Cannabis businesses are dealing with the same hardships as other small business, but they do so with even less financial assistance than those who work in other industries. Aside from the regular, day-to-day issues that are present when a business can’t get proper funding, there are new and unique challenges that come along with being in the midst of a global pandemic.

For instance, if cannabis businesses can’t find eligible lenders, they won’t be able to access government relief programs like the $50 million IBank’s Disaster Relief Loan Guarantee Program or the Small Business Loan Guarantee Program. They also aren’t eligible to receive any funding from the Coronavirus Aid, Relief and Economic Security (CARES) Act.

As if all this wasn’t bad enough, it’s worth mentioning that these restrictions don’t apply only to companies that work directly with cannabis, but many ancillary businesses as well, such as lawyers, accountants, and contractors that provide services to the cannabis industry.

What do the Numbers Say?

As a consumer, this is what I’ve personally seen. In Southern California (mainly Riverside and San Bernardino counties), the average price of a low to mid-quality ounce has gone from $100-125 roughly 2 months ago, to about $180-200 today. Three years ago, when I first moved back to California, I could find decent cannabis flowers with high levels of THC for about $60-100 an ounce on a regular basis.

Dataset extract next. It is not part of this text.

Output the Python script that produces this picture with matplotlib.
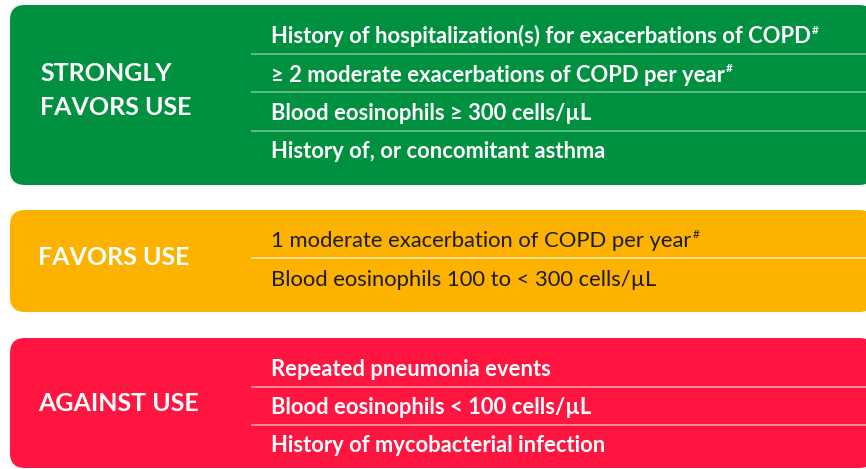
import matplotlib
matplotlib.use("Agg")
import matplotlib.pyplot as plt
from matplotlib.patches import FancyBboxPatch

# ---- content ----
green_label = ["STRONGLY", "FAVORS USE"]
green_items = [
    "History of hospitalization(s) for exacerbations of COPD",
    "\u2265 2 moderate exacerbations of COPD per year",
    "Blood eosinophils \u2265 300 cells/\u00b5L",
    "History of, or concomitant asthma",
]
green_marks = [True, True, False, False]

orange_label = ["FAVORS USE"]
orange_items = [
    "1 moderate exacerbation of COPD per year",
    "Blood eosinophils 100 to < 300 cells/\u00b5L",
]
orange_marks = [True, False]

red_label = ["AGAINST USE"]
red_items = [
    "Repeated pneumonia events",
    "Blood eosinophils < 100 cells/\u00b5L",
    "History of mycobacterial infection",
]
red_marks = [False, False, False]

# ---- layout (pixel units) ----
W, H = 866, 469
FONT = "Lato"

fig = plt.figure(figsize=(W / 100, H / 100), dpi=100)
ax = fig.add_axes([0, 0, 1, 1])
ax.set_xlim(0, W)
ax.set_ylim(H, 0)
ax.axis("off")


def panel(top, bottom, face, line_col, label, label_baselines, label_x,
          items, marks, baselines, seps, text_col, text_weight):
    box = FancyBboxPatch((10, top), 864, bottom - top,
                         boxstyle="round,pad=0,rounding_size=15",
                         facecolor=face, edgecolor="none")
    ax.add_patch(box)
    for s, b in zip(label, label_baselines):
        ax.text(label_x, b, s, color="white", fontsize=18, fontweight="bold",
                family=FONT, va="baseline", ha="left")
    for y in seps:
        ax.plot([251, 870], [y, y], color=line_col, lw=1.2, solid_capstyle="butt")
    fig.canvas.draw()
    r = fig.canvas.get_renderer()
    for s, m, b in zip(items, marks, baselines):
        t = ax.text(271, b, s, color=text_col, fontsize=15.8, fontweight=text_weight,
                    family=FONT, va="baseline", ha="left")
        if m:
            bb = t.get_window_extent(r)
            xe = ax.transData.inverted().transform((bb.x1, 0))[0]
            ax.text(xe + 1, b - 9, "#", color=text_col, fontsize=8.5,
                    fontweight=text_weight, family=FONT, va="baseline", ha="left")


panel(5, 185, "#009140", "#74c293", green_label, [81, 115], 40,
      green_items, green_marks, [43, 81.5, 120, 158.5], [54, 92.5, 131],
      "white", "bold")
panel(210, 312, "#fdb200", "#ffe7b0", orange_label, [265], 38,
      orange_items, orange_marks, [247, 286], [258.5],
      "#1c1c1c", "normal")
panel(338, 468, "#ff1540", "#ff9aae", red_label, [411], 38,
      red_items, red_marks, [376, 414, 452], [387, 425],
      "white", "bold")

fig.savefig("out.png", dpi=100)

BDS Analytics, a firm that analyzes market trends and data, thinks California’s market will continue to grow despite some temporary setbacks. To be exact, they believe the numbers will soar from $2.9 billion, last year’s total, to $3.6 billion this year. “Illicit sales totaled $8.8 billion in 2019,” mentioned Tom Adams, principal analyst of the financial research and consulting division of BDS Analytics. “But slowly and surely we expect [legal sellers] to chip away at that enormous illicit market, which only has after-tax price as a competitive advantage.”

Final Thoughts

While the exact numbers are always subject to change, it seems inevitable that the California cannabis industry will continue to push through barriers to thrive and flourish. The demand has always been there, that’s not going to change. It’s also an incredibly resilient industry that’s ripe with innovation, one that has overcome much larger challenges in the past.